The study which followed thousands of people over the age of 25, identified proteins linked to the development of dementia if their levels are imbalanced in middle age. The findings published in Science Translational Medicine could contribute to the development of new diagnostic tests or even treatments for diseases that cause dementia.
Most proteins have functions unrelated to the brain
Keenan Walker, a neuroscientist at the US National Institute on Aging in Bethesda, Maryland says “We see so much involvement of peripheral biology decades before the typical onset of dementia”.
Armed with blood samples from more than 10,000 participants, Walker and his colleagues asked whether they could find predictors of dementia years before its onset by looking at a person’s proteome the collection of all the proteins expressed in the body. They looked for any signs of dysregulation when protein levels are much higher or lower than normal.
The samples were collected as part of an ongoing study that began in 1987. The participants returned for examination six times over three decades, during which time approximately 1 in 5 of them developed dementia.
The researchers found 32 proteins that, when dysregulated in people between the ages of 45 and 60, were strongly associated with an increased likelihood of developing dementia later in life.
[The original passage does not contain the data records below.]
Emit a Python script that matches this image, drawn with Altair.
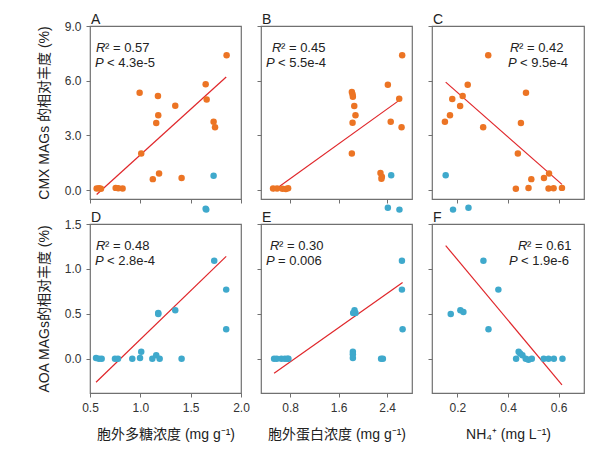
import altair as alt
import pandas as pd

ORANGE = "#EC7424"
BLUE = "#3FA9CC"
RED = "#E0262A"
FONT = "Liberation Sans, Noto Sans CJK SC"

# ---------------- data ----------------
# Panel A: CMX vs extracellular polysaccharide
A_x = [1.857, 1.649, 1.659, 0.993, 1.175, 1.347, 1.178, 1.158, 1.728, 1.742, 1.009,
       1.186, 1.124, 1.410, 0.824, 0.755, 0.781, 0.566, 0.609, 0.590]
A_y = [7.39, 5.80, 4.97, 5.34, 5.16, 4.63, 4.10, 3.68, 3.75, 3.44, 2.01,
       0.91, 0.60, 0.66, 0.09, 0.12, 0.10, 0.08, 0.07, 0.10]
A_bx = [1.728]
A_by = [0.79]
A_fx = [0.566, 1.853]
A_fy = [-0.24, 6.20]

# Panel B: CMX vs extracellular protein
B_x = [2.648, 2.412, 2.599, 1.818, 1.830, 1.835, 1.858, 1.878, 1.830, 2.459, 2.638,
       1.818, 2.290, 2.313, 2.306, 0.519, 0.585, 0.673, 0.729, 0.767]
B_y = [7.39, 5.78, 5.01, 5.38, 5.25, 5.12, 4.61, 4.10, 3.69, 3.75, 3.44,
       2.01, 0.93, 0.73, 0.62, 0.08, 0.08, 0.07, 0.06, 0.10]
B_bx = [2.467]
B_by = [0.81]
B_fx = [0.519, 2.644]
B_fy = [-0.05, 5.03]

# Panel C: CMX vs NH4+
C_x = [0.322, 0.241, 0.471, 0.221, 0.180, 0.211, 0.171, 0.151, 0.302, 0.451, 0.439,
       0.562, 0.542, 0.492, 0.431, 0.481, 0.560, 0.580, 0.613]
C_y = [7.39, 5.78, 5.34, 5.16, 4.99, 4.61, 4.10, 3.75, 3.44, 3.68, 2.01,
       0.91, 0.66, 0.60, 0.07, 0.11, 0.09, 0.10, 0.12]
C_bx = [0.154]
C_by = [0.81]
C_fx = [0.154, 0.613]
C_fy = [5.92, 0.31]

# Panel D: AOA vs extracellular polysaccharide
D_x = [0.560, 0.589, 0.616, 0.748, 0.778, 0.920, 0.997, 1.009, 1.119, 1.158, 1.192,
       1.178, 1.178, 1.347, 1.410, 1.734, 1.853, 1.853, 1.649, 1.655]
D_y = [0.01, 0.00, 0.00, 0.00, 0.00, 0.00, 0.01, 0.08, 0.00, 0.04, 0.00,
       0.51, 0.50, 0.54, 0.00, 1.09, 0.77, 0.33, 1.67, 1.66]
D_fx = [0.560, 1.853]
D_fy = [-0.26, 1.14]

# Panel E: AOA vs extracellular protein
E_x = [0.536, 0.580, 0.656, 0.713, 0.755, 0.772, 1.835, 1.835, 1.835, 1.862, 1.878,
       1.840, 2.300, 2.330, 2.644, 2.644, 2.655, 2.412, 2.603]
E_y = [0.00, 0.00, 0.00, 0.00, 0.00, 0.00, 0.08, 0.05, 0.01, 0.54, 0.51,
       0.51, 0.00, 0.00, 1.09, 0.77, 0.33, 1.68, 1.66]
E_fx = [0.536, 2.655]
E_fy = [-0.16, 0.85]

# Panel F: AOA vs NH4+
F_x = [0.303, 0.362, 0.174, 0.212, 0.224, 0.323, 0.442, 0.448, 0.457, 0.432, 0.470,
       0.481, 0.494, 0.541, 0.560, 0.581, 0.615, 0.183, 0.244]
F_y = [1.09, 0.77, 0.50, 0.54, 0.52, 0.33, 0.08, 0.06, 0.04, 0.00, 0.00,
       -0.01, 0.00, 0.00, 0.00, 0.00, 0.00, 1.66, 1.68]
F_fx = [0.154, 0.613]
F_fy = [1.26, -0.29]

LETTERS = ["A", "B", "C", "D", "E", "F"]
R2_TEXT = ["0.57", "0.45", "0.42", "0.48", "0.30", "0.61"]
P_TEXT = ["< 4.3e-5", "< 5.5e-4", "< 9.5e-4", "< 2.8e-4", "= 0.006", "< 1.9e-6"]

X_TITLES = ["胞外多糖浓度 (mg g⁻¹)", "胞外蛋白浓度 (mg g⁻¹)", "NH₄⁺ (mg L⁻¹)"]
Y_TITLES = ["CMX MAGs 的相对丰度 (%)", "AOA MAGs的相对丰度 (%)"]

X_DOMAINS = [[0.5, 2.0], [0.32, 2.81], [0.1, 0.7]]
X_TICKS = [[0.5, 1.0, 1.5, 2.0], [0.8, 1.6, 2.4], [0.2, 0.4, 0.6]]
Y_DOMAINS = [[-0.49, 9.0], [-0.38, 1.5]]
Y_TICKS = [[0.0, 3.0, 6.0, 9.0], [0.0, 0.5, 1.0, 1.5]]


def panel(idx, xs, ys, group, fx, fy, bx=None, by=None, w=151, h=173,
          r_x=6, p_x=5):
    row, col = divmod(idx, 3)
    pts = pd.DataFrame({"x": xs, "y": ys, "g": [group] * len(xs)})
    if bx:
        pts = pd.concat([pts, pd.DataFrame({"x": bx, "y": by, "g": ["AOA"] * len(bx)})])
    fit = pd.DataFrame({"x": fx, "y": fy})

    xaxis = alt.Axis(values=X_TICKS[col], format=".1f", labels=(row == 1),
                     title=X_TITLES[col] if row == 1 else None)
    yaxis = alt.Axis(values=Y_TICKS[row], format=".1f", labels=(col == 0),
                     title=Y_TITLES[row] if col == 0 else None)
    xenc = alt.X("x:Q", scale=alt.Scale(domain=X_DOMAINS[col], nice=False, zero=False),
                 axis=xaxis)
    yenc = alt.Y("y:Q", scale=alt.Scale(domain=Y_DOMAINS[row], nice=False, zero=False),
                 axis=yaxis)

    points = alt.Chart(pts).mark_circle(size=42, opacity=1).encode(
        x=xenc, y=yenc,
        color=alt.Color("g:N", scale=alt.Scale(domain=["CMX", "AOA"], range=[ORANGE, BLUE]),
                        legend=None),
    )
    line = alt.Chart(fit).mark_line(color=RED, strokeWidth=1.2).encode(x="x:Q", y="y:Q")

    lab = pd.DataFrame({"t": [LETTERS[idx]]})
    letter = alt.Chart(lab).mark_text(align="left", baseline="alphabetic", fontSize=14,
                                      font=FONT, color="#222").encode(
        text="t:N", x=alt.value(1), y=alt.value(-2))

    s = pd.DataFrame({"a": ["R"], "b": ["² = " + R2_TEXT[idx]],
                      "c": ["P"], "d": [P_TEXT[idx]]})
    base = alt.Chart(s)
    kw = dict(align="left", baseline="alphabetic", fontSize=13, font=FONT, color="#222")
    r1 = base.mark_text(fontStyle="italic", **kw).encode(text="a:N", x=alt.value(r_x), y=alt.value(26))
    r2 = base.mark_text(**kw).encode(text="b:N", x=alt.value(r_x + 9), y=alt.value(26))
    p1 = base.mark_text(fontStyle="italic", **kw).encode(text="c:N", x=alt.value(p_x), y=alt.value(41))
    p2 = base.mark_text(**kw).encode(text="d:N", x=alt.value(p_x + 12), y=alt.value(41))

    return alt.layer(line, points, letter, r1, r2, p1, p2).properties(width=w, height=h)


pA = panel(0, A_x, A_y, "CMX", A_fx, A_fy, A_bx, A_by, r_x=6, p_x=5)
pB = panel(1, B_x, B_y, "CMX", B_fx, B_fy, B_bx, B_by, r_x=11, p_x=5)
pC = panel(2, C_x, C_y, "CMX", C_fx, C_fy, C_bx, C_by, w=152, r_x=78, p_x=76)
pD = panel(3, D_x, D_y, "AOA", D_fx, D_fy, h=169, r_x=6, p_x=5)
pE = panel(4, E_x, E_y, "AOA", E_fx, E_fy, h=169, r_x=9, p_x=5)
pF = panel(5, F_x, F_y, "AOA", F_fx, F_fy, w=152, h=169, r_x=86, p_x=77)

chart = alt.concat(pA, pB, pC, pD, pE, pF, columns=3,
                   spacing=alt.RowColnumber(row=25, column=20), bounds="flush").configure_view(
    stroke="#707070", strokeWidth=1.2
).configure_axis(
    grid=False, domain=False, tickColor="#707070", tickSize=4, tickWidth=1,
    labelFont=FONT, labelFontSize=12, labelColor="#333", labelPadding=5, labelFlush=False,
    titleFont=FONT, titleFontSize=14, titleFontWeight="normal", titleColor="#222",
).configure_axisX(titlePadding=14).configure_axisY(titlePadding=13).properties(
    padding={"left": 28, "top": 4, "right": 5, "bottom": 5}
)

chart.save("out.html", embed_options={"renderer": "svg", "actions": False})
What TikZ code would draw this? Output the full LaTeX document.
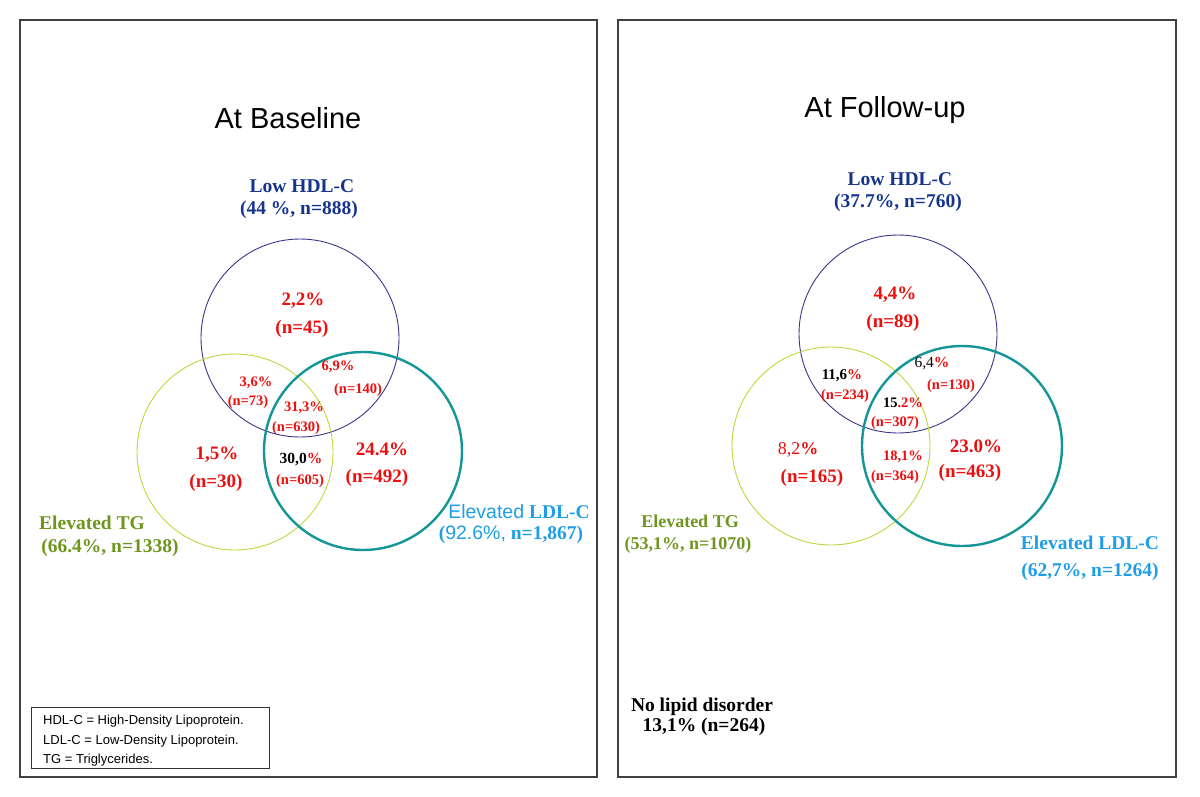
\documentclass[tikz,border=0pt]{standalone}
\usepackage{fontspec}
\setmainfont{Liberation Serif}
\setsansfont{Liberation Sans}
\definecolor{hdlblue}{RGB}{22,52,140}
\definecolor{hdlline}{RGB}{55,55,140}
\definecolor{tggreen}{RGB}{110,150,30}
\definecolor{tgline}{RGB}{190,215,60}
\definecolor{ldlblue}{RGB}{30,158,230}
\definecolor{ldlline}{RGB}{20,150,150}
\definecolor{pctred}{RGB}{235,15,15}

\begin{document}
\begin{tikzpicture}[x=1pt,y=-1pt,
  every node/.style={inner sep=0pt},
  panel/.style={draw=black!75,line width=1.6pt},
  heading/.style={font=\sffamily\fontsize{29}{32}\selectfont},
  setname/.style={font=\bfseries\fontsize{19.5}{22}\selectfont},
  bigpct/.style={font=\bfseries\fontsize{19}{22}\selectfont,text=pctred},
  smallpct/.style={font=\bfseries\fontsize{14.5}{16}\selectfont,text=pctred},
  legendtext/.style={font=\sffamily\fontsize{13}{15}\selectfont,anchor=west}]
\useasboundingbox (0,0) rectangle (1200,796);

% the two panels
\draw[panel] (20,20) rectangle (597,777);
\draw[panel] (618,20) rectangle (1176,777);

% --- at baseline ---
\node[heading] (basetitle) at (288,118) {At Baseline};
\draw[hdlline,line width=0.9pt] (300,338) circle[radius=99pt];
\draw[tgline,line width=0.9pt] (235,452) circle[radius=98pt];
\draw[ldlline,line width=2.4pt] (363,451) circle[radius=99pt];

\node[setname,text=hdlblue] (bhdl) at (302,186) {Low HDL-C};
\node[setname,text=hdlblue] (bhdln) at (299,210) {(44 \%, n=888)};
\node[setname,text=tggreen] (btg) at (92,523) {Elevated TG};
\node[setname,text=tggreen] (btgn) at (110,548) {(66.4\%, n=1338)};
\node[setname,text=ldlblue] (bldl) at (519,512) {{\sffamily\mdseries Elevated} LDL-C};
\node[setname,text=ldlblue] (bldln) at (511,535) {({\sffamily\mdseries 92.6\%,} n=1,867)};

\node[bigpct] (b1) at (303,301) {2,2\%};
\node[bigpct] (b1n) at (302,329) {(n=45)};
\node[smallpct] (b2) at (256,383) {3,6\%};
\node[smallpct] (b2n) at (248,402) {(n=73)};
\node[smallpct] (b3) at (338,367) {6,9\%};
\node[smallpct] (b3n) at (358,390) {(n=140)};
\node[smallpct] (b4) at (304,408) {31,3\%};
\node[smallpct] (b4n) at (296,428) {(n=630)};
\node[bigpct] (b5) at (217,455) {1,5\%};
\node[bigpct] (b5n) at (216,483) {(n=30)};
\node[smallpct,font=\bfseries\fontsize{15.5}{17}\selectfont] (b6) at (301,460) {\textcolor{black}{30,0}\%};
\node[smallpct] (b6n) at (300,481) {(n=605)};
\node[bigpct] (b7) at (382,449) {24.4\%};
\node[bigpct] (b7n) at (377,478) {(n=492)};

% legend
\draw[black!80,line width=1pt] (31,707) rectangle (269,768);
\node[legendtext] (leg1) at (43,721) {HDL-C = High-Density Lipoprotein.};
\node[legendtext] (leg2) at (43,741) {LDL-C = Low-Density Lipoprotein.};
\node[legendtext] (leg3) at (43,760) {TG = Triglycerides.};

% --- at follow-up ---
\node[heading] (fuptitle) at (885,110) {At Follow-up};
\draw[hdlline,line width=0.9pt] (898,334) circle[radius=99pt];
\draw[tgline,line width=0.9pt] (831,446) circle[radius=99pt];
\draw[ldlline,line width=2.4pt] (962,446) circle[radius=100pt];

\node[setname,text=hdlblue] (fhdl) at (900,179) {Low HDL-C};
\node[setname,text=hdlblue] (fhdln) at (898,203) {(37.7\%, n=760)};
\node[setname,text=tggreen,font=\bfseries\fontsize{18}{20}\selectfont] (ftg) at (690,521) {Elevated TG};
\node[setname,text=tggreen,font=\bfseries\fontsize{18}{20}\selectfont] (ftgn) at (688,545) {(53,1\%, n=1070)};
\node[setname,text=ldlblue] (fldl) at (1090,543) {Elevated LDL-C};
\node[setname,text=ldlblue] (fldln) at (1090,572) {(62,7\%, n=1264)};

\node[bigpct] (f1) at (895,295) {4,4\%};
\node[bigpct] (f1n) at (893,323) {(n=89)};
\node[smallpct,font=\bfseries\fontsize{15}{17}\selectfont] (f2) at (842,376) {\textcolor{black}{11,6}\%};
\node[smallpct] (f2n) at (845,396) {(n=234)};
\node[smallpct,font=\fontsize{15.5}{17}\selectfont] (f3) at (932,364) {\textcolor{black}{6,4}\textbf{\%}};
\node[smallpct] (f3n) at (951,386) {(n=130)};
\node[smallpct] (f4) at (903,403) {\textcolor{black}{15}.2\%};
\node[smallpct] (f4n) at (895,423) {(n=307)};
\node[bigpct,font=\fontsize{18}{20}\selectfont] (f5) at (798,450) {8,2\textbf{\%}};
\node[bigpct] (f5n) at (812,478) {(n=165)};
\node[smallpct] (f6) at (903,457) {18,1\%};
\node[smallpct] (f6n) at (895,477) {(n=364)};
\node[bigpct] (f7) at (976,446) {23.0\%};
\node[bigpct] (f7n) at (970,473) {(n=463)};

\node[setname,font=\bfseries\fontsize{19.5}{21}\selectfont] (nolipid) at (702,707) {No lipid disorder};
\node[setname,font=\bfseries\fontsize{19.5}{21}\selectfont] (nolipidn) at (704,727) {13,1\% (n=264)};
\end{tikzpicture}
\end{document}
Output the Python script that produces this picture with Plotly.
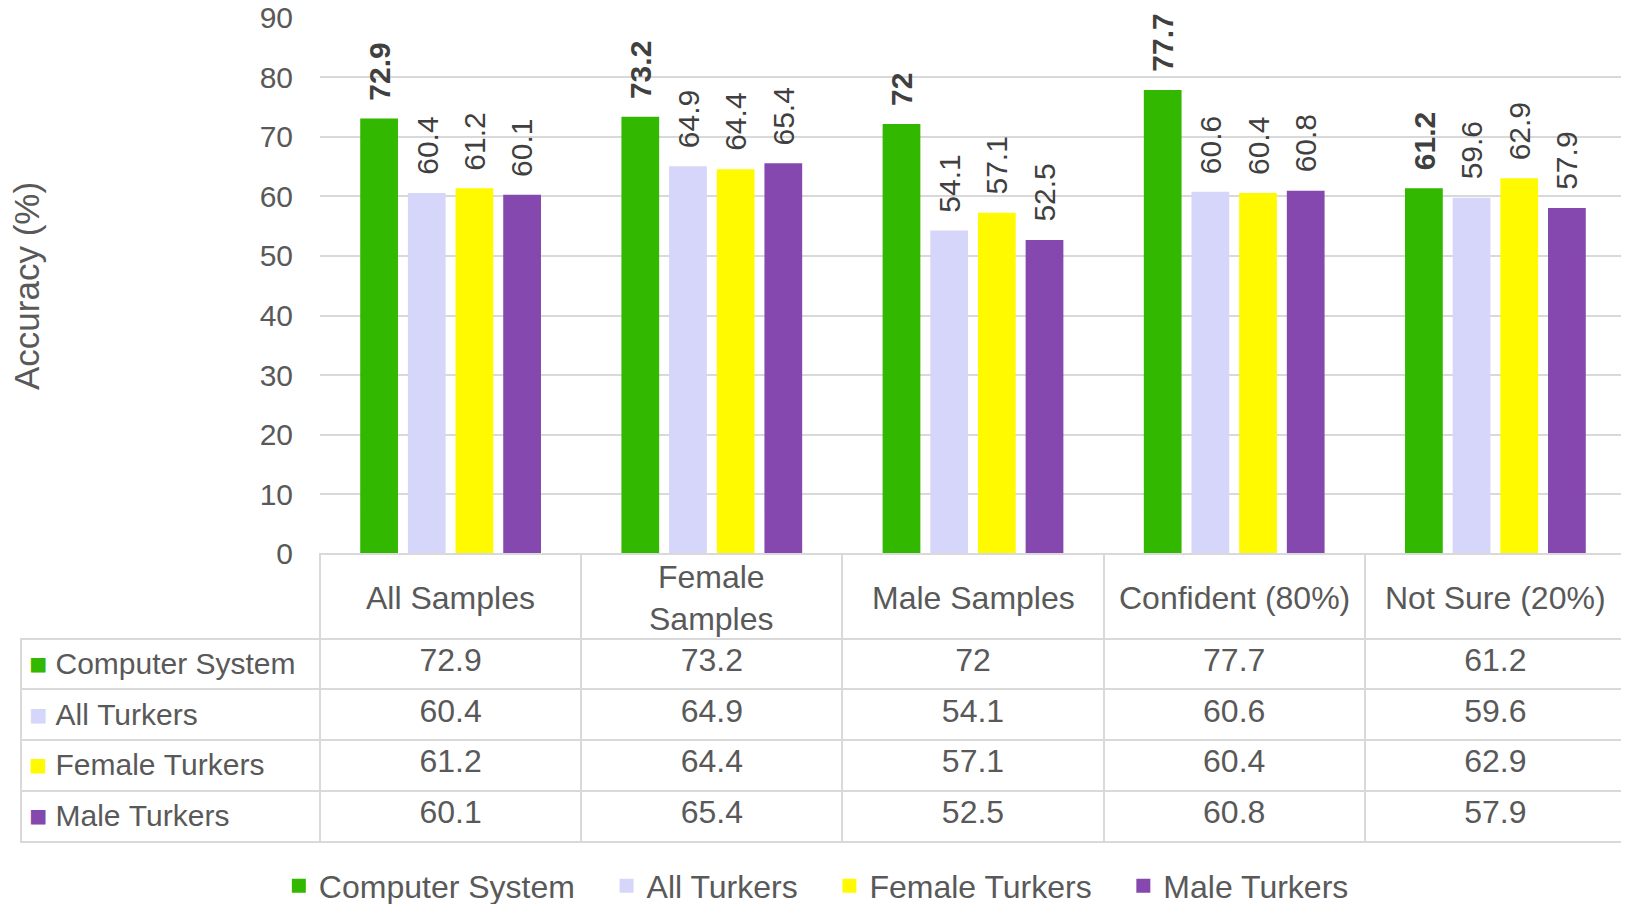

It’s not clear exactly how these proteins might be involved in the disease, but it’s “very unlikely that this association is due to chance alone,” Walker says.
He says “Not all proteins showed changes in both plasma and brain tissue,” says Nicholas Seyfried, a biochemist and neuroscientist at Emory University in Atlanta, Georgia. For example, one of the proteins found with the strongest link to dementia risk called GDF15 was not detected in the brain, suggesting that “mechanisms below the neck could also play a role”.
Walker says that while a person’s proteome alone cannot predict their risk of developing dementia, it could possibly enhance the power of existing predictors such as age and family history.
As expected, some of the proteins the researchers identified are active in the brain but most have other roles in the body. A handful have been linked to proteostasis the process of carefully balancing protein levels in the proteome.
This regulation is important to keep proteins from breaking down and clumping together, which happens to amyloid and tau protein in the brains of people with Alzheimer’s disease, the most common cause of dementia.
The study found altered levels of many proteins both in the brain tissues of those who died of Alzheimer’s disease and in the blood of those still living with it. These were associated with the presence of amyloid and tau proteins, suggesting that they are somehow involved in disease-specific processes.
Other proteins identified in the study were linked to the immune system, adding to “growing evidence for the role of innate and adaptive immune function in dementia,” says Jin-Tai Yu, a physician and scientist who specializes in dementia at Fudan University in Shanghai, China. Yu and his team previously found that people with immune diseases are more susceptible to Alzheimer’s disease later in life.
There is still a long way to go to understand exactly how any of these proteins fit into the physiology of dementia, and a much better understanding of the underlying mechanisms is needed before humans will benefit. Such insights “can potentially open the door to early intervention,” says Seyfried. For Walker, the goal in the future is to see if these proteins could potentially be used as markers to identify different dysregulated pathways in people with dementia and help provide more personalized treatment.